Im dritten Teil geht es schließlich um die Frage der Restitution. Hier kommen Juristen/innen, Ethiker/innen, Ethnolog/innen und Historiker/innen zu Wort. Es wird deutlich, dass es keine Patentlösung gibt: Letztlich kann Restitution nur mit einer Debatte über die Vergangenheit, nicht mit deren endgültigen Abschluss oder auch der Produktion „sauberer Sammlungen“ einhergehen. Wie die Beiträge von Larissa Förster und Gesine Krüger zeigen, ist darüber hinaus die „Politik der Knochen“ auch mit deren Rückkehr in die sogenannten Herkunftsgesellschaften keineswegs abgeschlossen.

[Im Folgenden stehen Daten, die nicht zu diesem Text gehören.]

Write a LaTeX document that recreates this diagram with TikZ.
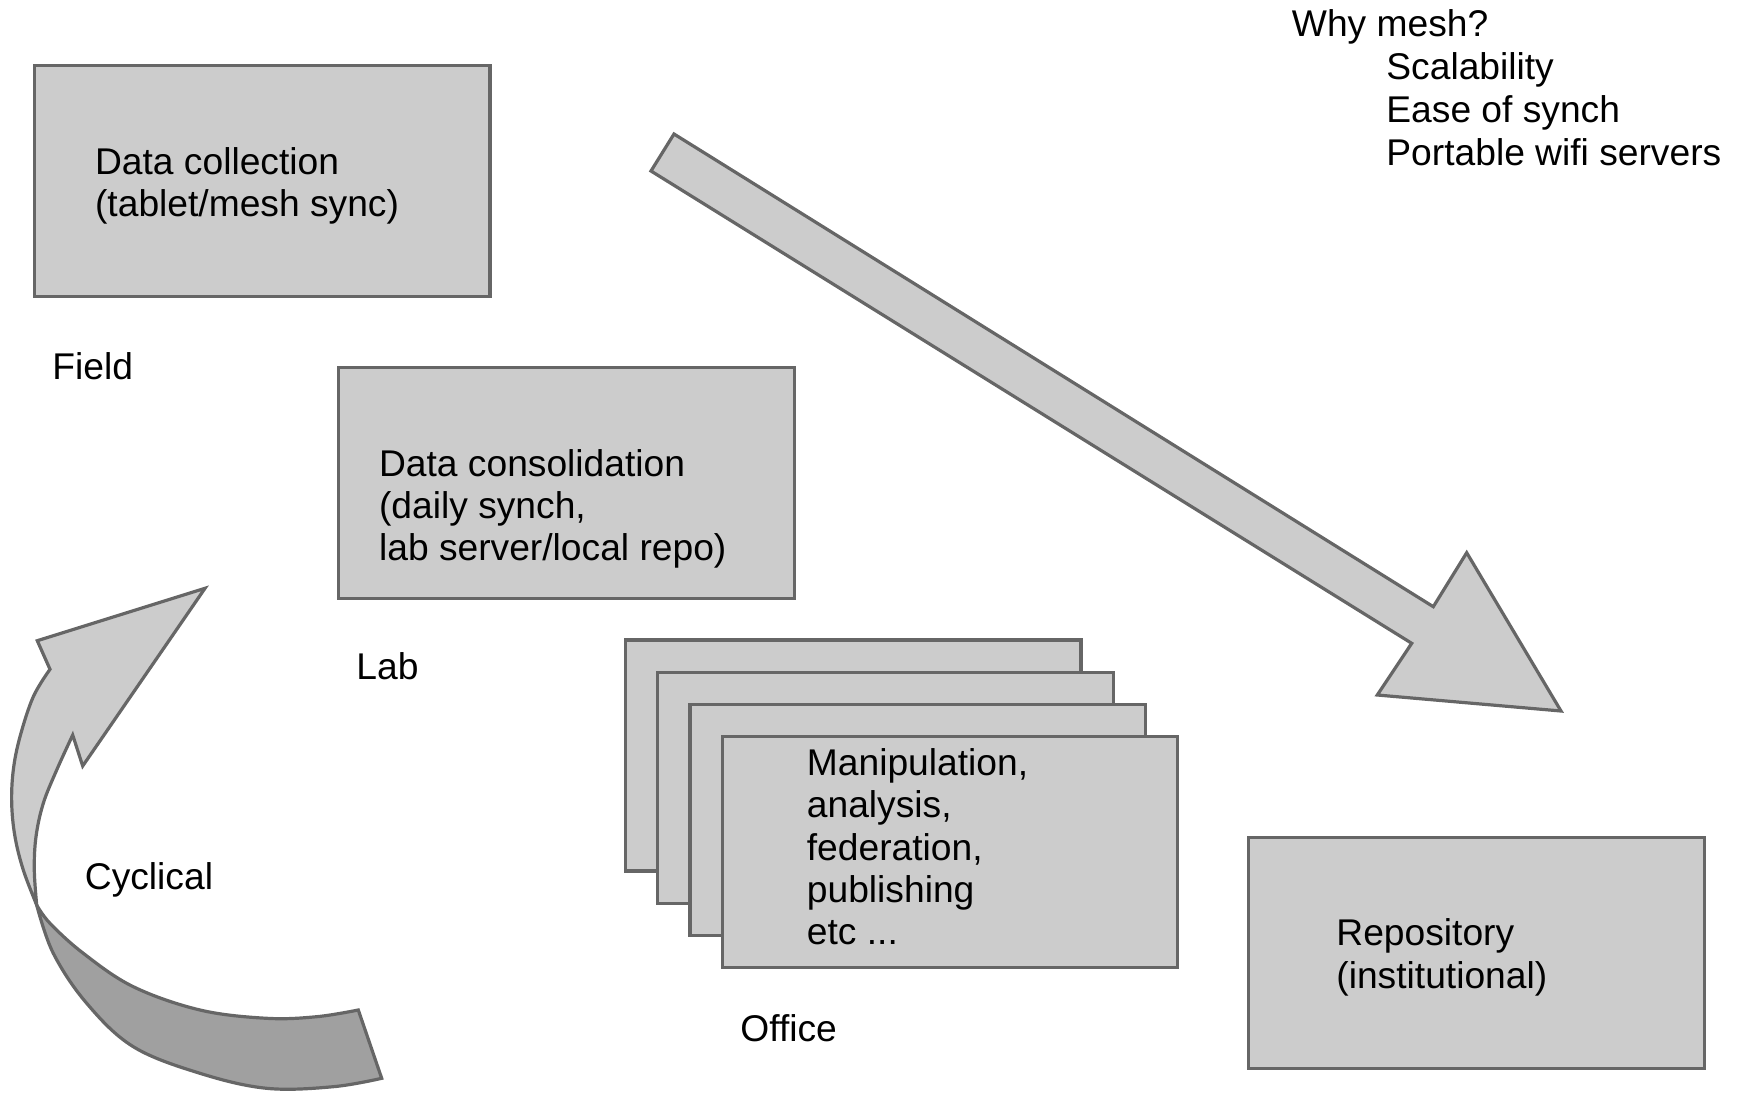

Bewusst verzichten Stoecker, Schnalke und Winkelmann in ihrem Sammelband auf die Einbindung von Restitutionsaktivist/innen, um die akademische Diskussion „unabhängig von aktuellen Rückgabeforderungen und von laufenden Verhandlungen über konkrete Sammlungsteile“ (S. 15) führen zu können. Dies mag angesichts der bereits angedeuteten Schwierigkeiten der Debatte nachvollziehbar erscheinen, produziert aber dennoch eine gewisse Schieflage im Gesamteindruck, zumal Vertreter/innen der betroffenen Institutionen ihre Position, die ja auch eine politische ist, durchaus deutlich machen. Die Haltung der Herausgeber zum Thema Restitution ist klar: sie erkennen den wissenschaftlichen Wert der Sammlungen an, argumentieren jedoch für ein proaktives Handeln in Bezug auf die umfassende Aufarbeitung der Sammlungsgeschichte und damit verbunden auch des deutschen Kolonialismus. Dafür öffnet der Tagungsband einen Dialograum – allerdings mit der oben erwähnten Leerstelle der Aktivist/innen und der weiteren Einschränkung, dass die versammelten Autor/innen kaum Bezug aufeinander nehmen. So gerät der Spagat zwischen den verschiedenen Positionen im Laufe der Lektüre manchmal zur schmerzhaften Übung; als Leserin hätte ich mir deutlichere editorische Eingriffe gewünscht.

Zusammenfassend lässt sich konstatieren, dass das vorliegende Buch keineswegs den Abschluss einer Diskussion markiert, sondern vielmehr den Beginn einer zwingend notwendigen Auseinandersetzung mit Geschichte, Gegenwart und Zukunft der Sammlungen darstellt – einschließlich der damit verbundenen politischen und wissenschaftspraktischen Implikationen. Wie die verschiedenen Beiträge zeigen, besteht hier nach wie vor erheblicher Forschungs- und politischer Handlungsbedarf. Das DFG-geförderte interdisziplinäre Charité Human Remains Project war ein notwendiger Schritt in diese Richtung. Wenn er im Nachhinein nicht halbherzig erscheinen soll, müssen weitere finanzielle und institutionelle Maßnahmen folgen. Nur dann kann es den involvierten Museen und Sammlungen möglicherweise gelingen, aus dem langen Schatten des 19. Jahrhunderts herauszutreten.